- WORK TO COMPLETE
Select the lines that hold the word "matplotlib" and copy each one.

[Entries with chart source code]
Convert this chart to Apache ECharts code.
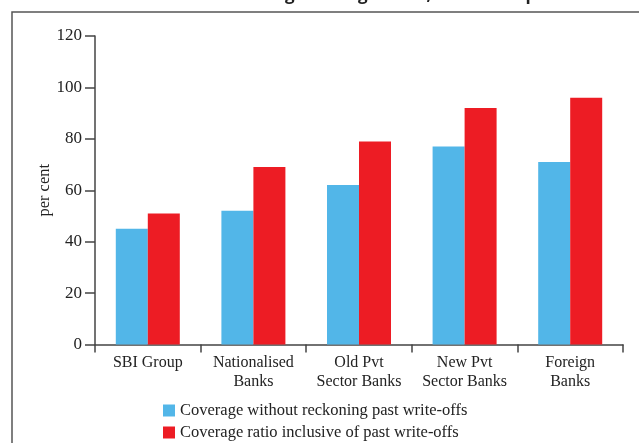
<!DOCTYPE html>
<html><head><meta charset="utf-8">
<script src="https://cdn.jsdelivr.net/npm/echarts@6/dist/echarts.min.js"></script>
<style>html,body{margin:0;padding:0;background:#fff}#c{width:639px;height:443px}</style>
</head><body><div id="c"></div>
<script>
const categories = ['SBI Group', 'Nationalised\nBanks', 'Old Pvt\nSector Banks', 'New Pvt\nSector Banks', 'Foreign\nBanks'];
const seriesNames = ['Coverage without reckoning past write-offs', 'Coverage ratio inclusive of past write-offs'];
const withoutWriteOffs = [45, 52, 62, 77, 71];
const inclusiveWriteOffs = [51, 69, 79, 92, 96];
const yTicks = [0, 20, 40, 60, 80, 100, 120];
const titleText = 'Chart 2.17: Provisioning Coverage Ratio, Bank Groups';

const font = 'Liberation Serif';
const axisColor = '#444';
const legendBase = {
  orient: 'vertical', left: 158, icon: 'rect', itemWidth: 12, itemHeight: 12,
  textStyle: {fontFamily: font, fontSize: 16.5, color: '#222'}
};
const chart = echarts.init(document.getElementById('c'), null, {renderer: 'canvas'});
chart.setOption({
  animation: false,
  graphic: [
    {type: 'rect', shape: {x: 12, y: 12, width: 700, height: 500}, style: {fill: 'none', stroke: '#555', lineWidth: 1.5}, z: 0},
    {type: 'text', left: 'center', top: -13, style: {text: titleText, font: 'bold 17px "Open Sans"', fill: '#222'}}
  ],
  grid: {left: 95, right: 16, top: 36, bottom: 98.5},
  legend: [
    Object.assign({}, legendBase, {top: 397, data: [seriesNames[0]]}),
    Object.assign({}, legendBase, {top: 419, data: [seriesNames[1]]})
  ],
  xAxis: {
    type: 'category', data: categories,
    axisLine: {lineStyle: {color: axisColor, width: 1.5}},
    axisTick: {show: true, inside: false, length: 8, lineStyle: {color: axisColor, width: 1.5}},
    axisLabel: {fontFamily: font, fontSize: 16, color: '#222', lineHeight: 19, margin: 9, interval: 0}
  },
  yAxis: {
    type: 'value', min: yTicks[0], max: yTicks[yTicks.length - 1], interval: 20,
    name: 'per cent', nameLocation: 'middle', nameGap: 42, nameMoveOverlap: false,
    nameTextStyle: {fontFamily: font, fontSize: 16.5, color: '#222'},
    splitLine: {show: false},
    axisLine: {show: true, lineStyle: {color: axisColor, width: 1.5}},
    axisTick: {show: true, inside: false, length: 10, lineStyle: {color: axisColor, width: 1.5}},
    axisLabel: {fontFamily: font, fontSize: 17, color: '#222', margin: 13}
  },
  series: [
    {name: seriesNames[0], type: 'bar', data: withoutWriteOffs, barWidth: 32, barGap: '0%', itemStyle: {color: '#52B6E8'}},
    {name: seriesNames[1], type: 'bar', data: inclusiveWriteOffs, barWidth: 32, barGap: '0%', itemStyle: {color: '#ED1C24'}}
  ]
});
</script></body></html>
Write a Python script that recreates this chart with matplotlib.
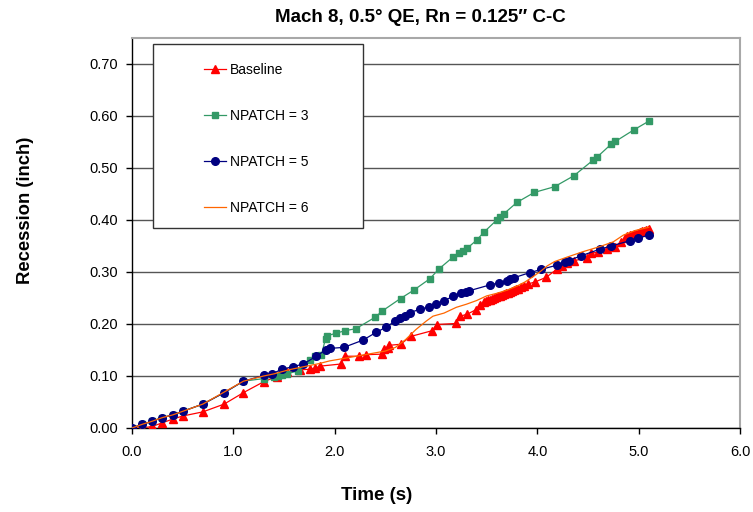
import matplotlib
matplotlib.use("Agg")
import matplotlib.pyplot as plt
from matplotlib.patches import Rectangle
from matplotlib.ticker import FormatStrFormatter, MultipleLocator

plt.rcParams['font.family'] = ['Liberation Sans', 'DejaVu Sans']

# Baseline (red triangles)
base_t = [0.0, 0.1, 0.2, 0.3, 0.4, 0.5, 0.7, 0.91, 1.1, 1.3, 1.43, 1.53, 1.66, 1.76,
          1.81, 1.86, 2.06, 2.10, 2.24, 2.31, 2.47, 2.49, 2.53, 2.54, 2.65, 2.75, 2.96,
          3.01, 3.20, 3.24, 3.31, 3.39, 3.43, 3.47, 3.49, 3.51, 3.53, 3.55, 3.57, 3.59,
          3.61, 3.63, 3.65, 3.67, 3.69, 3.71, 3.73, 3.75, 3.77, 3.79, 3.81, 3.84, 3.87,
          3.91, 3.98, 4.09, 4.19, 4.24, 4.29, 4.36, 4.49, 4.53, 4.60, 4.69, 4.77, 4.83,
          4.87, 4.89, 4.91, 4.93, 4.95, 4.97, 4.99, 5.01, 5.03, 5.05, 5.07, 5.09, 5.10]
base_r = [0.0, 0.0, 0.003, 0.010, 0.017, 0.023, 0.031, 0.046, 0.068, 0.089, 0.099, 0.108,
          0.112, 0.113, 0.115, 0.119, 0.123, 0.138, 0.138, 0.141, 0.142, 0.152, 0.153,
          0.159, 0.161, 0.176, 0.187, 0.199, 0.201, 0.215, 0.219, 0.227, 0.236, 0.242,
          0.244, 0.246, 0.247, 0.248, 0.250, 0.251, 0.253, 0.254, 0.256, 0.257, 0.259,
          0.260, 0.262, 0.263, 0.265, 0.267, 0.268, 0.271, 0.274, 0.277, 0.281, 0.290,
          0.305, 0.312, 0.317, 0.322, 0.326, 0.336, 0.338, 0.344, 0.349, 0.358, 0.366,
          0.369, 0.371, 0.372, 0.373, 0.374, 0.375, 0.376, 0.378, 0.379, 0.380, 0.381,
          0.382]

# NPATCH = 3 (green squares)
np3_t = [0.0, 0.1, 0.2, 0.3, 0.4, 0.5, 0.7, 0.91, 1.1, 1.30, 1.40, 1.44, 1.48, 1.53,
         1.64, 1.76, 1.81, 1.87, 1.91, 1.92, 2.01, 2.10, 2.21, 2.40, 2.47, 2.65, 2.78,
         2.94, 3.03, 3.17, 3.23, 3.27, 3.31, 3.40, 3.47, 3.60, 3.63, 3.67, 3.80, 3.97,
         4.17, 4.36, 4.55, 4.59, 4.73, 4.77, 4.95, 5.10]
np3_r = [0.0, 0.007, 0.013, 0.020, 0.025, 0.032, 0.046, 0.068, 0.090, 0.095, 0.098,
         0.100, 0.101, 0.104, 0.110, 0.131, 0.138, 0.141, 0.172, 0.177, 0.182, 0.187,
         0.191, 0.213, 0.225, 0.249, 0.265, 0.287, 0.306, 0.329, 0.336, 0.340, 0.346,
         0.361, 0.376, 0.400, 0.406, 0.412, 0.434, 0.453, 0.464, 0.485, 0.515, 0.521,
         0.546, 0.551, 0.573, 0.590]

# NPATCH = 5 (navy circles)
np5_t = [0.0, 0.1, 0.2, 0.3, 0.4, 0.5, 0.7, 0.91, 1.1, 1.30, 1.38, 1.48, 1.59, 1.69,
         1.82, 1.91, 1.95, 2.09, 2.28, 2.41, 2.51, 2.60, 2.64, 2.69, 2.74, 2.84, 2.93,
         3.00, 3.08, 3.17, 3.25, 3.30, 3.33, 3.53, 3.62, 3.70, 3.73, 3.77, 3.93, 4.04,
         4.19, 4.27, 4.31, 4.43, 4.62, 4.73, 4.91, 4.99, 5.10]
np5_r = [0.0, 0.007, 0.013, 0.020, 0.025, 0.032, 0.046, 0.068, 0.090, 0.101, 0.104,
         0.113, 0.118, 0.123, 0.138, 0.150, 0.153, 0.155, 0.169, 0.184, 0.194, 0.206,
         0.211, 0.216, 0.222, 0.228, 0.233, 0.238, 0.245, 0.253, 0.259, 0.262, 0.264,
         0.275, 0.279, 0.283, 0.286, 0.289, 0.299, 0.305, 0.313, 0.319, 0.322, 0.331,
         0.344, 0.350, 0.360, 0.365, 0.371]

# NPATCH = 6 (orange line)
np6_t = [0.0, 0.1, 0.2, 0.3, 0.4, 0.5, 0.7, 0.9, 1.1, 1.3, 1.40, 1.55, 1.70, 1.85,
         1.95, 2.10, 2.30, 2.50, 2.60, 2.70, 2.80, 2.90, 2.97, 3.08, 3.20, 3.30, 3.40,
         3.50, 3.60, 3.70, 3.80, 3.88, 3.95, 4.03, 4.10, 4.17, 4.30, 4.45, 4.62, 4.75,
         4.85, 4.97, 5.10]
np6_r = [0.0, 0.007, 0.013, 0.020, 0.025, 0.032, 0.046, 0.068, 0.090, 0.100, 0.104,
         0.112, 0.118, 0.124, 0.129, 0.134, 0.141, 0.148, 0.155, 0.170, 0.189, 0.205,
         0.215, 0.221, 0.232, 0.238, 0.245, 0.254, 0.259, 0.265, 0.273, 0.281, 0.290,
         0.301, 0.312, 0.320, 0.329, 0.339, 0.349, 0.358, 0.371, 0.380, 0.386]

fig = plt.figure(figsize=(7.53, 5.12), dpi=100)
ax = fig.add_axes([0.1753, 0.1641, 0.8074, 0.7617])

ax.plot(base_t, base_r, color='#FF0000', lw=0.9, marker='^', ms=5.5, mec='#FF0000',
        label='Baseline', zorder=3)
ax.plot(np3_t, np3_r, color='#339966', lw=0.9, marker='s', ms=5, mec='#339966',
        label='NPATCH = 3', zorder=3)
ax.plot(np5_t, np5_r, color='#000080', lw=0.9, marker='o', ms=5.5, mec='#000080',
        label='NPATCH = 5', zorder=3)
ax.plot(np6_t, np6_r, color='#FF6600', lw=0.9, label='NPATCH = 6', zorder=3)

ax.set_xlim(0, 6)
ax.set_ylim(0, 0.75)
ax.xaxis.set_major_locator(MultipleLocator(1.0))
ax.set_yticks([0.0, 0.1, 0.2, 0.3, 0.4, 0.5, 0.6, 0.7])
ax.xaxis.set_major_formatter(FormatStrFormatter('%.1f'))
ax.yaxis.set_major_formatter(FormatStrFormatter('%.2f'))
ax.tick_params(direction='out', length=4, width=1, labelsize=10.5, color='black')
ax.tick_params(axis='x', pad=8)
ax.tick_params(axis='y', pad=6)

ax.yaxis.grid(True, color='#555555', lw=1.0, zorder=1)
ax.set_axisbelow(True)
for s in ['left', 'bottom']:
    ax.spines[s].set_color('black')
    ax.spines[s].set_linewidth(1.0)
for s in ['top', 'right']:
    ax.spines[s].set_color('#A8A8A8')
    ax.spines[s].set_linewidth(1.5)

# legend box
ax.add_patch(Rectangle((0.0345, 0.513), 0.3455, 0.472, transform=ax.transAxes,
                       facecolor='white', edgecolor='#333333', lw=1.0, zorder=4))
leg = ax.legend(loc='upper left', bbox_to_anchor=(0.118, 0.937), frameon=False,
                borderpad=0, borderaxespad=0, handlelength=1.6, handletextpad=0.3,
                labelspacing=2.32, numpoints=1, fontsize=10)
leg.set_zorder(5)

fig.text(0.558, 0.965, 'Mach 8, 0.5° QE, Rn = 0.125″ C-C', ha='center', va='center',
         fontsize=13.5, fontweight='bold')
fig.text(0.5, 0.033, 'Time (s)', ha='center', va='center', fontsize=13.5, fontweight='bold')
fig.text(0.034, 0.59, 'Recession (inch)', ha='center', va='center', rotation=90,
         fontsize=13.3, fontweight='bold')

fig.savefig('out.png', dpi=100)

- RESULT BELOW
Write a Python script that recreates this chart with matplotlib.
import matplotlib
matplotlib.use("Agg")
import matplotlib.pyplot as plt
from matplotlib.patches import Rectangle
from matplotlib.ticker import FormatStrFormatter, MultipleLocator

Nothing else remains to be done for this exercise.